• _Written instruction_
Leave out the pictures and repeat the data exactly.

• _Dataset excerpt_
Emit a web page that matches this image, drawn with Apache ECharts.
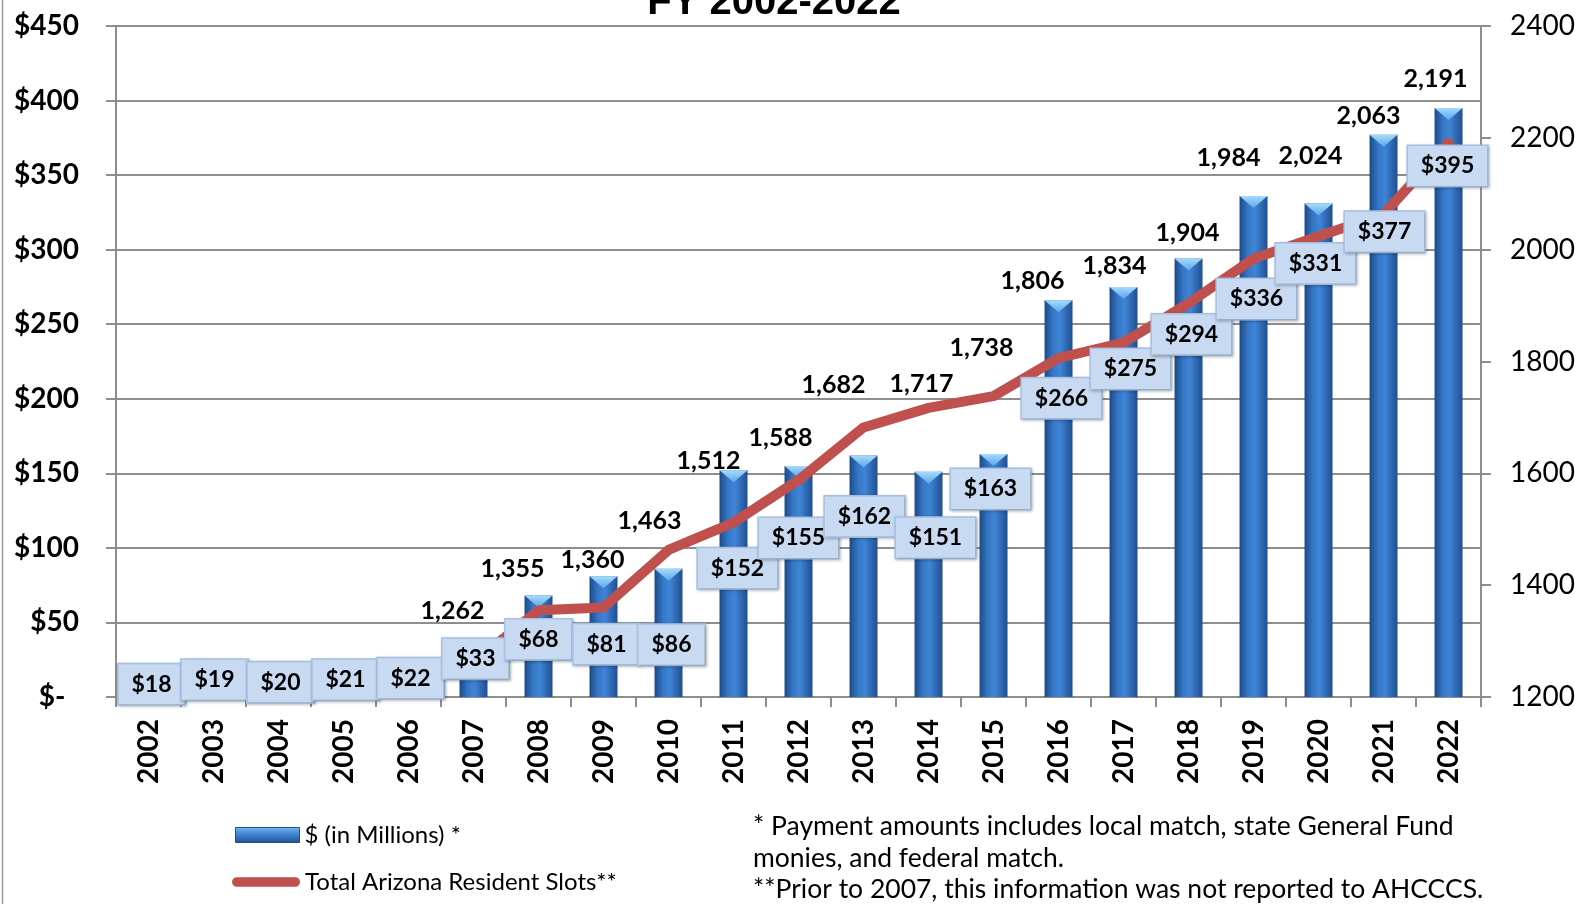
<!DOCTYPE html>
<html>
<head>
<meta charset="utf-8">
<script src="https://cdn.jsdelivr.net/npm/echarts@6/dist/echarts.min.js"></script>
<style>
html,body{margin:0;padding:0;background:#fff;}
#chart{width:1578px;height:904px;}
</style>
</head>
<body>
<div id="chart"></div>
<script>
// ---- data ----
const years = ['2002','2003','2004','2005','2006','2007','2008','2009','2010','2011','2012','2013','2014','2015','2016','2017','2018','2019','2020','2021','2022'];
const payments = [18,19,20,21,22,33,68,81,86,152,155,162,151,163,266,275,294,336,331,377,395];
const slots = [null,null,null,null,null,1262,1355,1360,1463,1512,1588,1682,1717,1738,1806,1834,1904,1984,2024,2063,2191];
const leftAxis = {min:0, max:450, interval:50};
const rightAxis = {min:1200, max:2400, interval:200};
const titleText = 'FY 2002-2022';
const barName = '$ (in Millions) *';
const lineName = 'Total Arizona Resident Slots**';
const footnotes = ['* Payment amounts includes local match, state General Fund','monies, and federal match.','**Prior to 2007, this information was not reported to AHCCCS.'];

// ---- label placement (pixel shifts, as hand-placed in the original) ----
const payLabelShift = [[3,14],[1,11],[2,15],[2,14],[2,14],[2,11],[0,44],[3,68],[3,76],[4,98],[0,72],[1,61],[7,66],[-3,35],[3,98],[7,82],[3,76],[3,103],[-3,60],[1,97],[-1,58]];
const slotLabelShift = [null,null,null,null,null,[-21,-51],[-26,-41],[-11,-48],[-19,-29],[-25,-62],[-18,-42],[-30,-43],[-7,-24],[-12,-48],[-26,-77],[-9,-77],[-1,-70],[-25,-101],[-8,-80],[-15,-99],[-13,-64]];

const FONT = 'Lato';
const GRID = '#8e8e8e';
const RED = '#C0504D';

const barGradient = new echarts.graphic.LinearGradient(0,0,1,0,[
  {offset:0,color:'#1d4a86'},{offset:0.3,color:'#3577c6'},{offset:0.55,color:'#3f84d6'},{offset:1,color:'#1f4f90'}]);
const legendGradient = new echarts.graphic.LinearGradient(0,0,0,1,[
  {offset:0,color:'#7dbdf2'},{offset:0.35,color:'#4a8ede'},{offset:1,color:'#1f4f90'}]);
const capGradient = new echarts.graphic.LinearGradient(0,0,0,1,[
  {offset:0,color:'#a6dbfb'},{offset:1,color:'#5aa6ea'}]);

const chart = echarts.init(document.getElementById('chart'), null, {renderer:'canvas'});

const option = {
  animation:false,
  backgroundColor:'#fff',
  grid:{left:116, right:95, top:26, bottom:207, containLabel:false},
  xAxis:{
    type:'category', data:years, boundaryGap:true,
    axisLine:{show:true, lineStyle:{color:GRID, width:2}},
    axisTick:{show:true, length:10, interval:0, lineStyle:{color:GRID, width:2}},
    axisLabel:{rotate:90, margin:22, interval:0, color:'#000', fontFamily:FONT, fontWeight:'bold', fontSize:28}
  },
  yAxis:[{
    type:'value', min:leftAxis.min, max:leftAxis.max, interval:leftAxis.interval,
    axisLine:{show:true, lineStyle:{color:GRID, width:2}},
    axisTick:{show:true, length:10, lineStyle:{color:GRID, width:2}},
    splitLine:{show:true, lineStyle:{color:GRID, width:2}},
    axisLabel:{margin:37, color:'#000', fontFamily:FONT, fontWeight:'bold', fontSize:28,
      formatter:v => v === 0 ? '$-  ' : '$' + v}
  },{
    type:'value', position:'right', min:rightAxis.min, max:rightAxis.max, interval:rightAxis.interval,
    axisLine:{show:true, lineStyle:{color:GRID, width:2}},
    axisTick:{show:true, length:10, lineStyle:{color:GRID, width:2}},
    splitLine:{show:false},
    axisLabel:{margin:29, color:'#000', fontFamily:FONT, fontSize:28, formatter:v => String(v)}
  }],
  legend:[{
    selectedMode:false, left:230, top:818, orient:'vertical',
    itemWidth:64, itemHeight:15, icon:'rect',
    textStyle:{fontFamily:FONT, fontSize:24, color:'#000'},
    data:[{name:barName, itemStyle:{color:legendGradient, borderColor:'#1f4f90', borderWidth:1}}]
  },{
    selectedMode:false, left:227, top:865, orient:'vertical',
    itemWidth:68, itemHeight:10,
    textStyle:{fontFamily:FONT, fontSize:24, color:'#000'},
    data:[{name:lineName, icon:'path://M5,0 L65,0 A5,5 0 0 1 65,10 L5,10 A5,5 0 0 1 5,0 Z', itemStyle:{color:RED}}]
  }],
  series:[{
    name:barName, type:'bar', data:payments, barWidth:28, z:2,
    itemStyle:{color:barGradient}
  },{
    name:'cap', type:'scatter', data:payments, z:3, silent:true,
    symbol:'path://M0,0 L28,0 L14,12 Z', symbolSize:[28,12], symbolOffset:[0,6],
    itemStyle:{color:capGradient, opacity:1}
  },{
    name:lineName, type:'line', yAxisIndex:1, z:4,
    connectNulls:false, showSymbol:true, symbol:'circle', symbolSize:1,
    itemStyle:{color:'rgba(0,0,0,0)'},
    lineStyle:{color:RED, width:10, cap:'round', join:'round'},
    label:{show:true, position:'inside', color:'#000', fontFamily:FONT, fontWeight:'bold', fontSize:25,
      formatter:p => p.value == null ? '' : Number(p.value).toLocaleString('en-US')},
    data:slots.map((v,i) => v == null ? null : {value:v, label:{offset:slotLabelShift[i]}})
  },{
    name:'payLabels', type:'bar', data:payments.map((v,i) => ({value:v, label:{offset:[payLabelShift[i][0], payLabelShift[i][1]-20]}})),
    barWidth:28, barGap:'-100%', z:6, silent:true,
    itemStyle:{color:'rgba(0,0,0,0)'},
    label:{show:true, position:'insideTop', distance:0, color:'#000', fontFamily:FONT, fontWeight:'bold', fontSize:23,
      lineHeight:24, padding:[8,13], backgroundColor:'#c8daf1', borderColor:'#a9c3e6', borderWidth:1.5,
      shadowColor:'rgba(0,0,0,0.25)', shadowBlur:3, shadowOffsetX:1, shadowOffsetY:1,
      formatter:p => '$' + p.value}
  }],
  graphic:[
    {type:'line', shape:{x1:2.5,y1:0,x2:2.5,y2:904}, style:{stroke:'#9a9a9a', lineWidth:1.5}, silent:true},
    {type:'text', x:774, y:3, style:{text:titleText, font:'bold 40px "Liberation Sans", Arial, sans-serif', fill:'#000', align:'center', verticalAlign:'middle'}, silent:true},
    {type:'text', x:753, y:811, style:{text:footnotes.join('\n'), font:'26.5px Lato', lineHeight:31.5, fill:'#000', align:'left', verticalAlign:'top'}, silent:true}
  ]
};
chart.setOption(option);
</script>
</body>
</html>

• _Answer_
Emit a web page that matches this image, drawn with Apache ECharts.
<!DOCTYPE html>
<html>
<head>
<meta charset="utf-8">
<script src="https://cdn.jsdelivr.net/npm/echarts@6/dist/echarts.min.js"></script>
<style>
html,body{margin:0;padding:0;background:#fff;}
#chart{width:1578px;height:904px;}
</style>
</head>
<body>
<div id="chart"></div>
<script>
// ---- data ----
const years = ['2002','2003','2004','2005','2006','2007','2008','2009','2010','2011','2012','2013','2014','2015','2016','2017','2018','2019','2020','2021','2022'];
const payments = [18,19,20,21,22,33,68,81,86,152,155,162,151,163,266,275,294,336,331,377,395];
const slots = [null,null,null,null,null,1262,1355,1360,1463,1512,1588,1682,1717,1738,1806,1834,1904,1984,2024,2063,2191];
const leftAxis = {min:0, max:450, interval:50};
const rightAxis = {min:1200, max:2400, interval:200};
const titleText = 'FY 2002-2022';
const barName = '$ (in Millions) *';
const lineName = 'Total Arizona Resident Slots**';
const footnotes = ['* Payment amounts includes local match, state General Fund','monies, and federal match.','**Prior to 2007, this information was not reported to AHCCCS.'];

// ---- label placement (pixel shifts, as hand-placed in the original) ----
const payLabelShift = [[3,14],[1,11],[2,15],[2,14],[2,14],[2,11],[0,44],[3,68],[3,76],[4,98],[0,72],[1,61],[7,66],[-3,35],[3,98],[7,82],[3,76],[3,103],[-3,60],[1,97],[-1,58]];
const slotLabelShift = [null,null,null,null,null,[-21,-51],[-26,-41],[-11,-48],[-19,-29],[-25,-62],[-18,-42],[-30,-43],[-7,-24],[-12,-48],[-26,-77],[-9,-77],[-1,-70],[-25,-101],[-8,-80],[-15,-99],[-13,-64]];

const FONT = 'Lato';
const GRID = '#8e8e8e';
const RED = '#C0504D';

const barGradient = new echarts.graphic.LinearGradient(0,0,1,0,[
  {offset:0,color:'#1d4a86'},{offset:0.3,color:'#3577c6'},{offset:0.55,color:'#3f84d6'},{offset:1,color:'#1f4f90'}]);
const legendGradient = new echarts.graphic.LinearGradient(0,0,0,1,[
  {offset:0,color:'#7dbdf2'},{offset:0.35,color:'#4a8ede'},{offset:1,color:'#1f4f90'}]);
const capGradient = new echarts.graphic.LinearGradient(0,0,0,1,[
  {offset:0,color:'#a6dbfb'},{offset:1,color:'#5aa6ea'}]);

const chart = echarts.init(document.getElementById('chart'), null, {renderer:'canvas'});

const option = {
  animation:false,
  backgroundColor:'#fff',
  grid:{left:116, right:95, top:26, bottom:207, containLabel:false},
  xAxis:{
    type:'category', data:years, boundaryGap:true,
    axisLine:{show:true, lineStyle:{color:GRID, width:2}},
    axisTick:{show:true, length:10, interval:0, lineStyle:{color:GRID, width:2}},
    axisLabel:{rotate:90, margin:22, interval:0, color:'#000', fontFamily:FONT, fontWeight:'bold', fontSize:28}
  },
  yAxis:[{
    type:'value', min:leftAxis.min, max:leftAxis.max, interval:leftAxis.interval,
    axisLine:{show:true, lineStyle:{color:GRID, width:2}},
    axisTick:{show:true, length:10, lineStyle:{color:GRID, width:2}},
    splitLine:{show:true, lineStyle:{color:GRID, width:2}},
    axisLabel:{margin:37, color:'#000', fontFamily:FONT, fontWeight:'bold', fontSize:28,
      formatter:v => v === 0 ? '$-  ' : '$' + v}
  },{
    type:'value', position:'right', min:rightAxis.min, max:rightAxis.max, interval:rightAxis.interval,
    axisLine:{show:true, lineStyle:{color:GRID, width:2}},
    axisTick:{show:true, length:10, lineStyle:{color:GRID, width:2}},
    splitLine:{show:false},
    axisLabel:{margin:29, color:'#000', fontFamily:FONT, fontSize:28, formatter:v => String(v)}
  }],
  legend:[{
    selectedMode:false, left:230, top:818, orient:'vertical',
    itemWidth:64, itemHeight:15, icon:'rect',
    textStyle:{fontFamily:FONT, fontSize:24, color:'#000'},
    data:[{name:barName, itemStyle:{color:legendGradient, borderColor:'#1f4f90', borderWidth:1}}]
  },{
    selectedMode:false, left:227, top:865, orient:'vertical',
    itemWidth:68, itemHeight:10,
    textStyle:{fontFamily:FONT, fontSize:24, color:'#000'},
    data:[{name:lineName, icon:'path://M5,0 L65,0 A5,5 0 0 1 65,10 L5,10 A5,5 0 0 1 5,0 Z', itemStyle:{color:RED}}]
  }],
  series:[{
    name:barName, type:'bar', data:payments, barWidth:28, z:2,
    itemStyle:{color:barGradient}
  },{
    name:'cap', type:'scatter', data:payments, z:3, silent:true,
    symbol:'path://M0,0 L28,0 L14,12 Z', symbolSize:[28,12], symbolOffset:[0,6],
    itemStyle:{color:capGradient, opacity:1}
  },{
    name:lineName, type:'line', yAxisIndex:1, z:4,
    connectNulls:false, showSymbol:true, symbol:'circle', symbolSize:1,
    itemStyle:{color:'rgba(0,0,0,0)'},
    lineStyle:{color:RED, width:10, cap:'round', join:'round'},
    label:{show:true, position:'inside', color:'#000', fontFamily:FONT, fontWeight:'bold', fontSize:25,
      formatter:p => p.value == null ? '' : Number(p.value).toLocaleString('en-US')},
    data:slots.map((v,i) => v == null ? null : {value:v, label:{offset:slotLabelShift[i]}})
  },{
    name:'payLabels', type:'bar', data:payments.map((v,i) => ({value:v, label:{offset:[payLabelShift[i][0], payLabelShift[i][1]-20]}})),
    barWidth:28, barGap:'-100%', z:6, silent:true,
    itemStyle:{color:'rgba(0,0,0,0)'},
    label:{show:true, position:'insideTop', distance:0, color:'#000', fontFamily:FONT, fontWeight:'bold', fontSize:23,
      lineHeight:24, padding:[8,13], backgroundColor:'#c8daf1', borderColor:'#a9c3e6', borderWidth:1.5,
      shadowColor:'rgba(0,0,0,0.25)', shadowBlur:3, shadowOffsetX:1, shadowOffsetY:1,
      formatter:p => '$' + p.value}
  }],
  graphic:[
    {type:'line', shape:{x1:2.5,y1:0,x2:2.5,y2:904}, style:{stroke:'#9a9a9a', lineWidth:1.5}, silent:true},
    {type:'text', x:774, y:3, style:{text:titleText, font:'bold 40px "Liberation Sans", Arial, sans-serif', fill:'#000', align:'center', verticalAlign:'middle'}, silent:true},
    {type:'text', x:753, y:811, style:{text:footnotes.join('\n'), font:'26.5px Lato', lineHeight:31.5, fill:'#000', align:'left', verticalAlign:'top'}, silent:true}
  ]
};
chart.setOption(option);
</script>
</body>
</html>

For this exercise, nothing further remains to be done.